Du Gros Bessillon, vue sur la plaine et Fox Amphoux. Au printemps, l'iris nain ou iris des garrigues apparait çà et là sur son sommet.
"Les zones ouvertes sont maintenues par l'agriculture, et son abandon entraine le développement des pelouses, entretenues en plaine par l'élevage, avec fauchage au printemps, et pâturage en automne. On peut y dénombrer parfois jusqu'à 60 espèces différentes, un atout important pour la santé des troupeaux. Certaines plantes engraissent le sol naturellement, d'autres sont vermifuges... Des plantes mellifères représentent un intérêt évident pour les apiculteurs".
Le narcisse des poètes, comme l'orchis des marais, affectionne les prairies humides
"la cistude se retrouve également ici, en situation
atypique"
Outre la ripisylve, ce corridor végétal, des roseaux jusqu'aux saules, peupliers et frênes qui bordent les rivières, des forêts abondantes couvrent le Haut Var, que ce soient des pinèdes (pins maritimes et pins d'Alep), ou des chênaies ; chênes verts ou yeuses, qui ne perdent pas leur feuilles, et que l'on trouve plutôt sur les hauteurs, et chênes pubescents, adaptés à la sécheresse avec leurs petits poils sur la face inférieure des feuilles, plus facilement implantés dans les vallons. Ces derniers sont marescents, c'est-à-dire que leurs feuilles sèchent sur l'arbre où elles demeurent jusqu'à la pousse de nouvelles feuilles. "Lorsque ces arbres vieillissent, leur intérêt pour la diversité augmente.
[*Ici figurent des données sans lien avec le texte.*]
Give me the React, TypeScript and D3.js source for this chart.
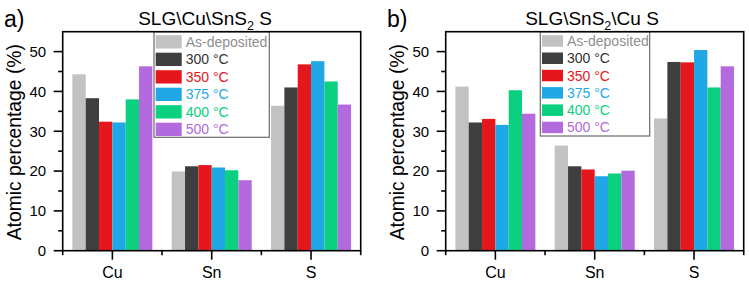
import React from "react";
import * as d3 from "d3";

const categories = ["Cu", "Sn", "S"];
const seriesNames = ["As-deposited", "300 °C", "350 °C", "375 °C", "400 °C", "500 °C"];
const seriesColors = ["#c2c2c2", "#3f3f3f", "#e5161c", "#1fa7e6", "#0bd07f", "#b36ade"];
const legendTextColors = ["#8f8f8f", "#333333", "#e5161c", "#1fa7e6", "#0bd07f", "#b36ade"];
const yTicks = [0, 10, 20, 30, 40, 50];
const yMinorTicks = [5, 15, 25, 35, 45];

// Panel a) SLG\Cu\SnS2 S
const aAsDeposited = [44.3, 19.9, 36.4];
const a300 = [38.3, 21.2, 41.0];
const a350 = [32.4, 21.5, 46.8];
const a375 = [32.2, 20.9, 47.6];
const a400 = [38.0, 20.2, 42.5];
const a500 = [46.3, 17.7, 36.7];

// Panel b) SLG\SnS2\Cu S
const bAsDeposited = [41.2, 26.4, 33.2];
const b300 = [32.2, 21.2, 47.4];
const b350 = [33.1, 20.4, 47.3];
const b375 = [31.6, 18.7, 50.4];
const b400 = [40.3, 19.4, 41.0];
const b500 = [34.4, 20.1, 46.3];

const FONT = "'Liberation Sans', Arial, Helvetica, sans-serif";

type PanelProps = {
  ox: number;
  label: string;
  titleParts: [string, string, string];
  titleX: number;
  series: number[][];
  legend: { x: number; w: number; h: number; swW: number; swH: number; pitch: number; textX: number };
};

function Panel({ ox, label, titleParts, titleX, series, legend }: PanelProps) {
  const left = ox + 62.7;
  const right = ox + 360.7;
  const top = 31.7;
  const bottom = 250.7;
  const x = d3.scaleLinear().domain([0.5, 3.5]).range([left, right]);
  const y = d3.scaleLinear().domain([0, 55]).range([bottom, top]);
  const bw = 0.1342;
  const bwPx = x(bw) - x(0);
  const majorX = [1, 2, 3];
  const minorX = [0.5, 1.5, 2.5, 3.5];

  return (
    <g fontFamily={FONT}>
      <text x={ox + 4} y={27} fontSize={23} fill="#000">{label}</text>
      <text x={titleX} y={25} fontSize={19} textAnchor="middle" fill="#000">
        {titleParts[0]}
        <tspan fontSize={12.5} dy={5}>{titleParts[1]}</tspan>
        <tspan dy={-5}>{titleParts[2]}</tspan>
      </text>
      {series.map((vals, si) =>
        vals.map((v, ci) => (
          <rect
            key={`${si}-${ci}`}
            x={x(ci + 1 - 3 * bw + si * bw)}
            y={y(v)}
            width={bwPx}
            height={y(0) - y(v)}
            fill={seriesColors[si]}
          />
        ))
      )}
      {/* legend */}
      <rect x={legend.x} y={top} width={legend.w} height={legend.h} fill="white" stroke="#6b6b6b" strokeWidth={1.2} />
      {seriesNames.map((n, i) => {
        const sy = top + 3.5 + i * legend.pitch;
        return (
          <g key={n}>
            <rect x={legend.x + 1.7} y={sy} width={legend.swW} height={legend.swH} fill={seriesColors[i]} />
            <text x={legend.textX} y={sy + legend.swH / 2} dy="0.36em" fontSize={14} fill={legendTextColors[i]}>
              {n}
            </text>
          </g>
        );
      })}
      {/* frame */}
      <rect x={left} y={top} width={right - left} height={bottom - top} fill="none" stroke="#000" strokeWidth={1.6} />
      {/* y ticks */}
      {yTicks.map((t) => (
        <g key={t}>
          <line x1={left - 9} x2={left} y1={y(t)} y2={y(t)} stroke="#000" strokeWidth={1.6} />
          <text x={left - 16.5} y={y(t)} dy="0.36em" textAnchor="end" fontSize={15} fill="#000">{t}</text>
        </g>
      ))}
      {yMinorTicks.map((t) => (
        <line key={t} x1={left - 4.5} x2={left} y1={y(t)} y2={y(t)} stroke="#000" strokeWidth={1.6} />
      ))}
      {/* x ticks */}
      {majorX.map((t, i) => (
        <g key={t}>
          <line x1={x(t)} x2={x(t)} y1={bottom} y2={bottom + 9} stroke="#000" strokeWidth={1.6} />
          <text x={x(t)} y={278.3} textAnchor="middle" fontSize={16} fill="#000">{categories[i]}</text>
        </g>
      ))}
      {minorX.map((t) => (
        <line key={t} x1={x(t)} x2={x(t)} y1={bottom} y2={bottom + 4.5} stroke="#000" strokeWidth={1.6} />
      ))}
      <text
        transform={`translate(${ox + 20.5},${(top + bottom) / 2 + 1}) rotate(-90)`}
        textAnchor="middle"
        fontSize={19.3}
        fill="#000"
      >
        Atomic percentage (%)
      </text>
    </g>
  );
}

export default function App() {
  return (
    <div style={{ position: "absolute", left: 0, top: 0 }}>
      <svg width={749} height={284} style={{ display: "block", background: "#fff" }}>
        <Panel
          ox={0}
          label="a)"
          titleParts={["SLG\\Cu\\SnS", "2", " S"]}
          titleX={205}
          series={[aAsDeposited, a300, a350, a375, a400, a500]}
          legend={{ x: 154, w: 115.3, h: 105.6, swW: 26, swH: 13.3, pitch: 17.5, textX: 185.7 }}
        />
        <Panel
          ox={383}
          label="b)"
          titleParts={["SLG\\SnS", "2", "\\Cu S"]}
          titleX={592}
          series={[bAsDeposited, b300, b350, b375, b400, b500]}
          legend={{ x: 540.3, w: 109.4, h: 104.3, swW: 21, swH: 11.5, pitch: 17.3, textX: 567 }}
        />
      </svg>
    </div>
  );
}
Ils sont un lieu de vie pour les insectes qui se nourrissent de bois en décomposition, et pour certaines chauves-souris".
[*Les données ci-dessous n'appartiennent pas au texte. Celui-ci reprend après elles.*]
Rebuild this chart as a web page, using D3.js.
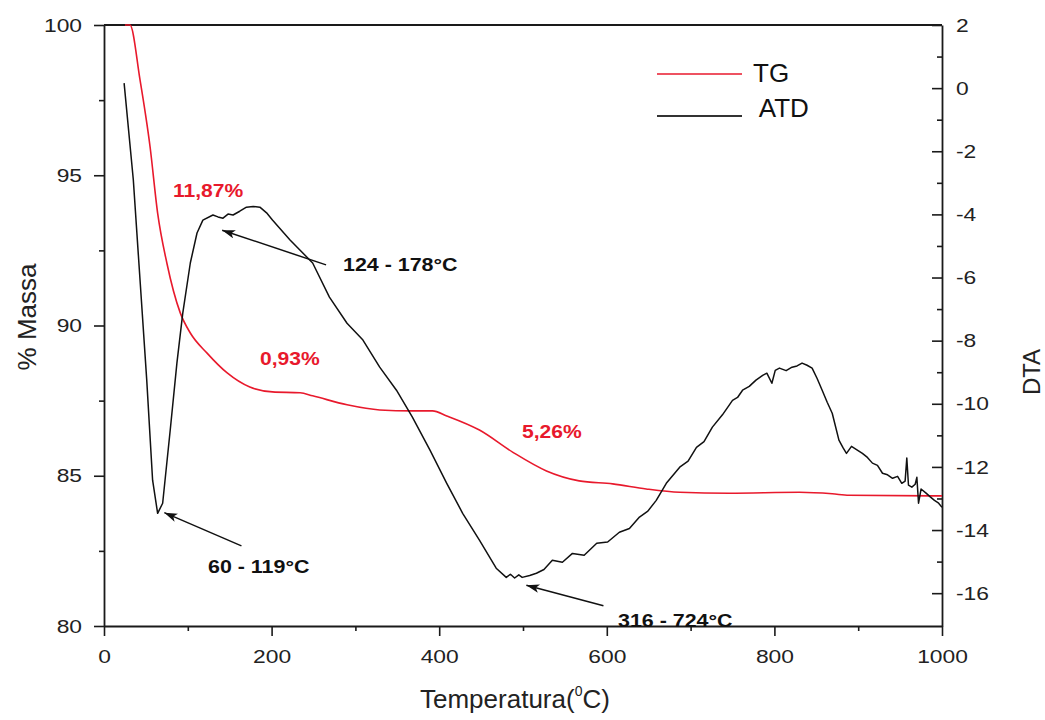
<!DOCTYPE html>
<html>
<head>
<meta charset="utf-8">
<script src="https://cdn.jsdelivr.net/npm/d3@7"></script>
<style>
  html, body { margin: 0; padding: 0; background: #fff; }
  svg { display: block; font-family: "Liberation Sans", Arial, sans-serif; }
</style>
</head>
<body>
<svg id="chart" width="1045" height="720"></svg>
<script>
// ---------------- data ----------------
const tgTemp = [25, 31, 43, 55, 64, 75, 91, 103, 123, 147, 174, 201, 234, 249, 290, 329, 368, 392, 409, 448, 488, 528, 567, 607, 647, 687, 746, 830, 869, 889, 988, 1000];
const tgMass = [100, 100, 98.17, 95.94, 93.74, 92.08, 90.42, 89.75, 89.08, 88.42, 87.95, 87.79, 87.76, 87.66, 87.36, 87.19, 87.16, 87.16, 86.99, 86.52, 85.78, 85.16, 84.83, 84.73, 84.56, 84.45, 84.42, 84.45, 84.40, 84.35, 84.33, 84.33];

const dtaTemp = [24, 35, 43, 51, 58, 64, 70, 79, 87, 94, 103, 111, 118, 130, 136, 142, 148, 154, 162, 170, 178, 186, 194, 201, 222, 249, 269, 290, 309, 329, 349, 368, 389, 409, 428, 448, 468, 480, 485, 490, 495, 499, 508, 516, 525, 535, 547, 559, 573, 588, 601, 615, 627, 639, 649, 659, 671, 687, 697, 707, 716, 726, 738, 750, 756, 762, 770, 778, 786, 791, 797, 801, 806, 814, 821, 827, 833, 839, 845, 851, 857, 863, 869, 877, 882, 886, 892, 898, 905, 911, 917, 923, 929, 935, 941, 947, 952, 956, 958, 960, 964, 968, 970, 972, 975, 981, 986, 991, 996, 1000];
const dtaValue = [0.16, -2.91, -6.08, -9.25, -12.42, -13.47, -13.15, -10.84, -8.71, -7.13, -5.54, -4.59, -4.18, -4.02, -4.08, -4.12, -3.99, -4.02, -3.90, -3.77, -3.75, -3.77, -3.95, -4.18, -4.81, -5.54, -6.62, -7.45, -7.98, -8.84, -9.57, -10.42, -11.47, -12.52, -13.47, -14.32, -15.21, -15.50, -15.40, -15.52, -15.42, -15.50, -15.44, -15.37, -15.25, -14.96, -15.02, -14.74, -14.80, -14.42, -14.38, -14.07, -13.95, -13.59, -13.40, -13.06, -12.52, -12.01, -11.82, -11.38, -11.20, -10.74, -10.35, -9.89, -9.80, -9.57, -9.45, -9.25, -9.10, -9.03, -9.35, -8.94, -8.87, -8.95, -8.84, -8.80, -8.71, -8.78, -8.87, -9.20, -9.57, -9.95, -10.30, -11.15, -11.40, -11.57, -11.35, -11.45, -11.57, -11.70, -11.88, -11.95, -12.20, -12.25, -12.36, -12.30, -12.52, -12.45, -11.72, -12.58, -12.64, -12.55, -12.33, -13.15, -12.70, -12.83, -12.95, -13.06, -13.15, -13.28];

const xMajorTicks = [0, 200, 400, 600, 800, 1000];
const xMinorTicks = [100, 300, 500, 700, 900];
const yLeftMajorTicks = [80, 85, 90, 95, 100];
const yLeftMinorTicks = [82.5, 87.5, 92.5, 97.5];
const yRightMajorTicks = [2, 0, -2, -4, -6, -8, -10, -12, -14, -16];
const yRightMinorTicks = [1, -1, -3, -5, -7, -9, -11, -13, -15];

const seriesNames = ["TG", " ATD"];
const seriesColors = ["#e8192c", "#111111"];

const pctLabels = ["11,87%", "0,93%", "5,26%"];
const pctLabelPos = [[173, 197], [260, 365], [522, 438]];   // [x px, baseline px]
const rangeLabels = ["124 - 178°C", "60 - 119°C", "316 - 724°C"];
const rangeLabelPos = [[343, 271], [208, 573], [618, 627]];
// arrows: [tail T, tail DTA] -> [tip T, tip DTA]
const arrowTails = [[265, -5.6], [164, -14.5], [596, -16.4]];
const arrowTips = [[141, -4.5], [72, -13.45], [504, -15.75]];

// ---------------- drawing ----------------
const svg = d3.select("#chart");
const x = d3.scaleLinear().domain([0, 1000]).range([104, 942]);
const yL = d3.scaleLinear().domain([80, 100]).range([626, 25]);
const yR = d3.scaleLinear().domain([-17.04, 2]).range([626, 25]);

const axisColor = "#1a1a1a";
const stretch = (sel, k) => sel.each(function () {
  const w = this.getComputedTextLength();
  d3.select(this).attr("textLength", w * k).attr("lengthAdjust", "spacingAndGlyphs");
});

function styleAxis(g) {
  g.selectAll("path.domain").attr("stroke", axisColor).attr("stroke-width", 1.8);
  g.selectAll(".tick line").attr("stroke", axisColor).attr("stroke-width", 1.6);
  g.selectAll(".tick text").attr("fill", "#222").style("font-size", "19px")
    .style("font-family", '"Liberation Sans", Arial, sans-serif');
}

// bottom axis
const gx = svg.append("g").attr("transform", "translate(0,626)")
  .call(d3.axisBottom(x).tickValues(xMajorTicks).tickSize(10).tickSizeOuter(0).tickPadding(14).tickFormat(d3.format("d")));
styleAxis(gx);
stretch(gx.selectAll(".tick text"), 1.2);
const gxm = svg.append("g").attr("transform", "translate(0,626)")
  .call(d3.axisBottom(x).tickValues(xMinorTicks).tickSize(5).tickFormat(""));
gxm.select("path.domain").remove();
styleAxis(gxm);

// left axis
const gl = svg.append("g").attr("transform", "translate(104,0)")
  .call(d3.axisLeft(yL).tickValues(yLeftMajorTicks).tickSize(10).tickSizeOuter(0).tickPadding(12).tickFormat(d3.format("d")));
styleAxis(gl);
stretch(gl.selectAll(".tick text"), 1.2);
const glm = svg.append("g").attr("transform", "translate(104,0)")
  .call(d3.axisLeft(yL).tickValues(yLeftMinorTicks).tickSize(5).tickFormat(""));
glm.select("path.domain").remove();
styleAxis(glm);

// right axis (ticks inward)
const gr = svg.append("g").attr("transform", "translate(942,0)")
  .call(d3.axisRight(yR).tickValues(yRightMajorTicks).tickSizeInner(-10).tickSizeOuter(0).tickPadding(14).tickFormat(d => String(d)));
styleAxis(gr);
stretch(gr.selectAll(".tick text"), 1.2);
const grm = svg.append("g").attr("transform", "translate(942,0)")
  .call(d3.axisRight(yR).tickValues(yRightMinorTicks).tickSizeInner(-5).tickFormat(""));
grm.select("path.domain").remove();
styleAxis(grm);

// top frame line
svg.append("line").attr("x1", x(0)).attr("x2", x(1000)).attr("y1", yL(100)).attr("y2", yL(100))
  .attr("stroke", axisColor).attr("stroke-width", 1.8);

// clip
svg.append("clipPath").attr("id", "plot").append("rect")
  .attr("x", x(0)).attr("y", yL(100) - 1).attr("width", x(1000) - x(0)).attr("height", yL(80) - yL(100) + 2);

// curves
const tgLine = d3.line().x((d, i) => x(tgTemp[i])).y(d => yL(d)).curve(d3.curveMonotoneX);
svg.append("path").datum(tgMass).attr("d", tgLine).attr("fill", "none")
  .attr("stroke", seriesColors[0]).attr("stroke-width", 1.6).attr("clip-path", "url(#plot)");

const dtaLine = d3.line().x((d, i) => x(dtaTemp[i])).y(d => yR(d)).curve(d3.curveLinear);
svg.append("path").datum(dtaValue).attr("d", dtaLine).attr("fill", "none")
  .attr("stroke", seriesColors[1]).attr("stroke-width", 1.5).attr("stroke-linejoin", "round").attr("clip-path", "url(#plot)");

// legend
const legY = [74, 116];
const legTextY = [82, 117];
const legTextX = [753, 753];
seriesNames.forEach((name, i) => {
  svg.append("line").attr("x1", 657).attr("x2", 742).attr("y1", legY[i]).attr("y2", legY[i])
    .attr("stroke", i === 0 ? seriesColors[0] : "#333").attr("stroke-width", i === 0 ? 1.6 : 2.2);
  svg.append("text").attr("x", legTextX[i]).attr("y", legTextY[i]).attr("fill", "#111")
    .style("font-size", "26px").style("white-space", "pre").attr("xml:space", "preserve").text(name);
});

// arrows
const defs = svg.append("defs");
defs.append("marker").attr("id", "ah").attr("viewBox", "0 0 12 8").attr("refX", 12).attr("refY", 4)
  .attr("markerWidth", 13).attr("markerHeight", 9).attr("markerUnits", "userSpaceOnUse").attr("orient", "auto")
  .append("path").attr("d", "M0,0 L12,4 L0,8 L3,4 Z").attr("fill", "#111");
arrowTails.forEach((t, i) => {
  svg.append("line").attr("x1", x(t[0])).attr("y1", yR(t[1]))
    .attr("x2", x(arrowTips[i][0])).attr("y2", yR(arrowTips[i][1]))
    .attr("stroke", "#111").attr("stroke-width", 1.5).attr("marker-end", "url(#ah)");
});

// annotation texts
pctLabels.forEach((t, i) => {
  const tx = svg.append("text").attr("x", pctLabelPos[i][0]).attr("y", pctLabelPos[i][1])
    .attr("fill", "#e8192c").style("font-size", "18px").style("font-weight", "bold").text(t);
  stretch(tx, 1.17);
});
rangeLabels.forEach((t, i) => {
  const tx = svg.append("text").attr("x", rangeLabelPos[i][0]).attr("y", rangeLabelPos[i][1])
    .attr("fill", "#111").style("font-size", "18px").style("font-weight", "bold").text(t);
  stretch(tx, 1.19);
});

// axis titles
const xt = svg.append("text").attr("x", 420).attr("y", 708).attr("fill", "#222").style("font-size", "26px");
xt.append("tspan").text("Temperatura(");
xt.append("tspan").attr("dy", -12).style("font-size", "14px").text("0");
xt.append("tspan").attr("dy", 12).text("C)");

svg.append("text").attr("transform", "translate(36,317) rotate(-90)").attr("text-anchor", "middle")
  .attr("fill", "#222").style("font-size", "26px").text("% Massa");
svg.append("text").attr("transform", "translate(1040,372) rotate(-90)").attr("text-anchor", "middle")
  .attr("fill", "#222").style("font-size", "24px").text("DTA");
</script>
</body>
</html>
le grand capricorne est l'un des plus grands coléoptères d'Europe. Il se reproduit dans les vieux chênes, et passe la majeure partie de sa vie à l'état de larve. C'est un insecte plutôt crépusculaire ou nocturne. Il vole de juin à septembre.
GESTION DU SITE
"Cette nature est gérée, dans le cadre du site Natura 2000, par les acteurs du territoire, soit des forestiers, des agriculteurs, des associations, des communes... auxquels Natura 2000 peut proposer une charte : l'adhésion à la charte signifie un engagement au maintien des habitats et espèces d'intérêt communautaire dans un bon état de conservation, et n'est pas rémunérée. Natura 2000 propose également des contrats, passés avec l'Etat : un travail accompli peut faire l'objet d'une compensation financière. Il peut concerner le maintien de l'équilibre entre milieu ouvert et forêts, la réduction des pesticides, l'entretien et la réhabilitation des haies, etc... Le contrat, comme la charte est pris pour une durée minimale de 5 ans. Un animateur du site pourra aider les gens désirant souscrire à la charte ou au contrat, dans les objectifs à atteindre et dans les démarches administratives. Le respect de la réglementation est encadré par l'Etat."